Status page
The public /status surface — what each component reports, what the rollup means, and how external monitors consume it.
4 min read
Tale exposes a public status surface on every instance, at /status (HTML) and /status.json (JSON). Both reflect the same probe: a five-second-cached health check against the three internal backends — application, knowledge base, and web & document services — rolled up into a single operational / degraded / outage verdict. The page is for two readers: the operator who wants a single URL to check before reporting an incident, and the external monitoring agent that polls Tale's public surface.
This page is the wire reference: what each field means, what the values can be, and what the page intentionally doesn't tell you. For per-request error rates or AI-provider availability, the observability stack documented at Operations is the right surface.
Worked example — fetch the status feed
The smallest possible monitor probe is one GET against /status.json:
curl -s https://your-tale-instance.com/status.jsonWhen everything is healthy, the response is:
{
"status": "operational",
"checkedAt": "2026-05-15T13:45:07.123Z",
"components": [
{ "id": "convex", "status": "operational" },
{ "id": "rag", "status": "operational" },
{ "id": "crawler", "status": "operational" }
]
}Both endpoints respond with 200 OK and Cache-Control: public, max-age=5 — even during an outage, so external monitors get a stable response shape rather than a timeout.
The two endpoints
| Endpoint | Use |
|---|---|
/status | Human-readable HTML page. Locale picked from Accept-Language (English, German, French). No JavaScript, no auto-refresh. |
/status.json | Machine-readable feed for external monitors — BetterStack, UptimeRobot, Atlassian Statuspage, Datadog Synthetics, anything else. |
Both endpoints share the same probe (a single in-memory cache fronts both) so the HTML page and the JSON feed cannot drift. They only differ in representation.
Wire shape (/status.json)
| Name | Type | Description |
|---|---|---|
status | string | Rollup verdict: operational (every component up), degraded (some up, some down), outage (all down). |
checkedAt | string | ISO 8601 timestamp of the most recent probe round. |
components | array | Per-component health. The shape and order are stable across versions. |
components[].id | string | Stable component identifier: convex, rag, or crawler. |
components[].status | string | operational or outage. There's no per-component degraded value today. |
The fields are stable across versions: new fields may be added, existing ones won't be renamed or removed.

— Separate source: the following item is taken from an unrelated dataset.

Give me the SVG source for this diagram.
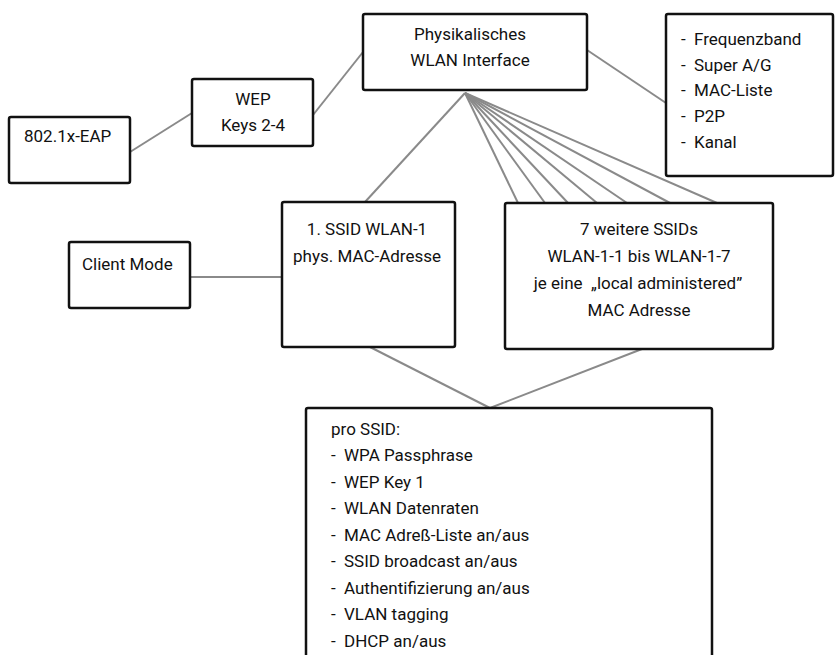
<svg xmlns="http://www.w3.org/2000/svg" width="836" height="655" viewBox="0 0 836 655">
<style>
.box{fill:#fff;stroke:#111;stroke-width:2.5;stroke-linejoin:round}
.c{stroke:#8a8a8a;stroke-width:2;fill:none}
text{font-family:Roboto,Lato,"Liberation Sans",sans-serif;font-size:17px;fill:#111}
.m{text-anchor:middle}
</style>
<rect width="836" height="655" fill="#fff"/>
<g id="connectors">
<line class="c" x1="130" y1="152" x2="192" y2="113"/>
<line class="c" x1="313" y1="115" x2="363" y2="52"/>
<line class="c" x1="587" y1="50" x2="666" y2="103"/>
<line class="c" x1="465" y1="93" x2="365" y2="202"/>
<line class="c" x1="465" y1="93" x2="518" y2="203"/>
<line class="c" x1="465" y1="93" x2="545" y2="203"/>
<line class="c" x1="465" y1="93" x2="568" y2="203"/>
<line class="c" x1="465" y1="93" x2="597" y2="203"/>
<line class="c" x1="465" y1="93" x2="627" y2="203"/>
<line class="c" x1="465" y1="93" x2="670" y2="203"/>
<line class="c" x1="465" y1="93" x2="717" y2="203"/>
<line class="c" x1="190" y1="277" x2="282" y2="277"/>
<line class="c" x1="370" y1="347" x2="490" y2="408"/>
<line class="c" x1="642" y1="349" x2="490" y2="408"/>
</g>
<g id="eap">
<rect class="box" x="9" y="117" width="121" height="66" rx="2"/>
<text x="24" y="142">802.1x-EAP</text>
</g>
<g id="wep">
<rect class="box" x="192" y="79" width="121" height="67" rx="2"/>
<text class="m" x="253" y="105">WEP</text>
<text class="m" x="253" y="131">Keys 2-4</text>
</g>
<g id="phys">
<rect class="box" x="363" y="14" width="224" height="76" rx="2"/>
<text class="m" x="470" y="40">Physikalisches</text>
<text class="m" x="470" y="66">WLAN Interface</text>
</g>
<g id="params">
<rect class="box" x="666" y="14" width="167" height="162" rx="2"/>
<text x="681" y="45">-</text><text x="694" y="45">Frequenzband</text>
<text x="681" y="71">-</text><text x="694" y="71">Super A/G</text>
<text x="681" y="96">-</text><text x="694" y="96">MAC-Liste</text>
<text x="681" y="122">-</text><text x="694" y="122">P2P</text>
<text x="681" y="148">-</text><text x="694" y="148">Kanal</text>
</g>
<g id="client">
<rect class="box" x="69" y="242" width="121" height="66" rx="2"/>
<text x="82" y="270">Client Mode</text>
</g>
<g id="ssid1">
<rect class="box" x="282" y="202" width="173" height="145" rx="2"/>
<text class="m" x="367" y="235">1. SSID WLAN-1</text>
<text class="m" x="367" y="262">phys. MAC-Adresse</text>
</g>
<g id="ssid7">
<rect class="box" x="505" y="203" width="268" height="146" rx="2"/>
<text class="m" x="639" y="235">7 weitere SSIDs</text>
<text class="m" x="639" y="262">WLAN-1-1 bis WLAN-1-7</text>
<text class="m" x="638" y="289">je eine&#160; „local administered”</text>
<text class="m" x="639" y="316">MAC Adresse</text>
</g>
<g id="proSSID">
<rect class="box" x="306" y="408" width="406" height="270" rx="2"/>
<text x="331" y="435">pro SSID:</text>
<text x="331" y="461">-</text><text x="344" y="461">WPA Passphrase</text>
<text x="331" y="488">-</text><text x="344" y="488">WEP Key 1</text>
<text x="331" y="514">-</text><text x="344" y="514">WLAN Datenraten</text>
<text x="331" y="541">-</text><text x="344" y="541">MAC Adreß-Liste an/aus</text>
<text x="331" y="567">-</text><text x="344" y="567">SSID broadcast an/aus</text>
<text x="331" y="594">-</text><text x="344" y="594">Authentifizierung an/aus</text>
<text x="331" y="620">-</text><text x="344" y="620">VLAN tagging</text>
<text x="331" y="647">-</text><text x="344" y="647">DHCP an/aus</text>
</g>
</svg>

Keyword-based uptime monitors can alert on the case-sensitive substring "status":"outage" and trust that match across upgrades.
What each component covers
The IDs map to subsystems, not to the underlying stack names — a deliberate choice so the public surface stays readable when the stack changes.
| ID | Covers |
|---|---|
convex | The application backend (reads, writes, real-time sync). If this is down, the UI is down. |
rag | The knowledge base — indexing new documents and searching existing ones. |
crawler | Web & document services — site crawls and on-demand URL fetches. |
The rollup is binary at the component level: each subsystem is either reachable and serving (operational) or not (outage). A future per-component degraded value (e.g. latency-based) can land without breaking consumers, because status already accepts the wider OverallStatus vocabulary.
How the probe works
A single probe round fans out three HTTP requests in parallel — one to each backend health endpoint — with a 2-second per-probe timeout. The result is cached for five seconds in process memory, so an unauthenticated /status route can't be turned into a probe amplifier by a hostile caller. Only the HTTP status of each upstream is inspected; response bodies are discarded immediately, so a misbehaving upstream can't push bytes into the public response.
The platform process itself is implicit in the rollup: if /status is responding at all, the platform is reachable. outage therefore means every backend probe failed — which is what users effectively see, since none of the user-facing flows work without at least one of the three.
What's not on the page
/status is a coarse-grained surface — "is the platform reachable" — not a metric-level health view. It doesn't report:
- Per-request error rates. Use the Sentry stack documented at Operations.
- AI-provider availability. The provider's own status page is the authoritative source for that.
- Queue depth, latency histograms, or per-tenant metrics. Those live in the Prometheus endpoints, also covered under Operations.
- Internal-only services. The database, the proxy, the background workers — their failure modes route through one of the three named components anyway, so exposing them separately would add noise without information.
What to scrape
For an external uptime monitor, GET /status.json on the interval that suits the alert window — 1–5 minutes is typical. The response is small (~500 bytes) and the endpoint is unauthenticated; it intentionally doesn't gate behind sign-in so monitors can reach it without provisioning credentials.
For internal alerting that goes deeper than the rollup, scrape the Prometheus endpoints documented at Operations instead. /status is the URL you put in an incident channel; Prometheus is the URL Grafana queries.
Where this fits
The status page is the lightest-weight operator surface — the URL someone hits before reporting an incident, the endpoint a third-party monitor polls. The API counterpart to this page is the rest of API reference; the deeper observability stack for self-hosted operators lives at Operations, and the in-app communication channel for upgrades and known issues is What's new.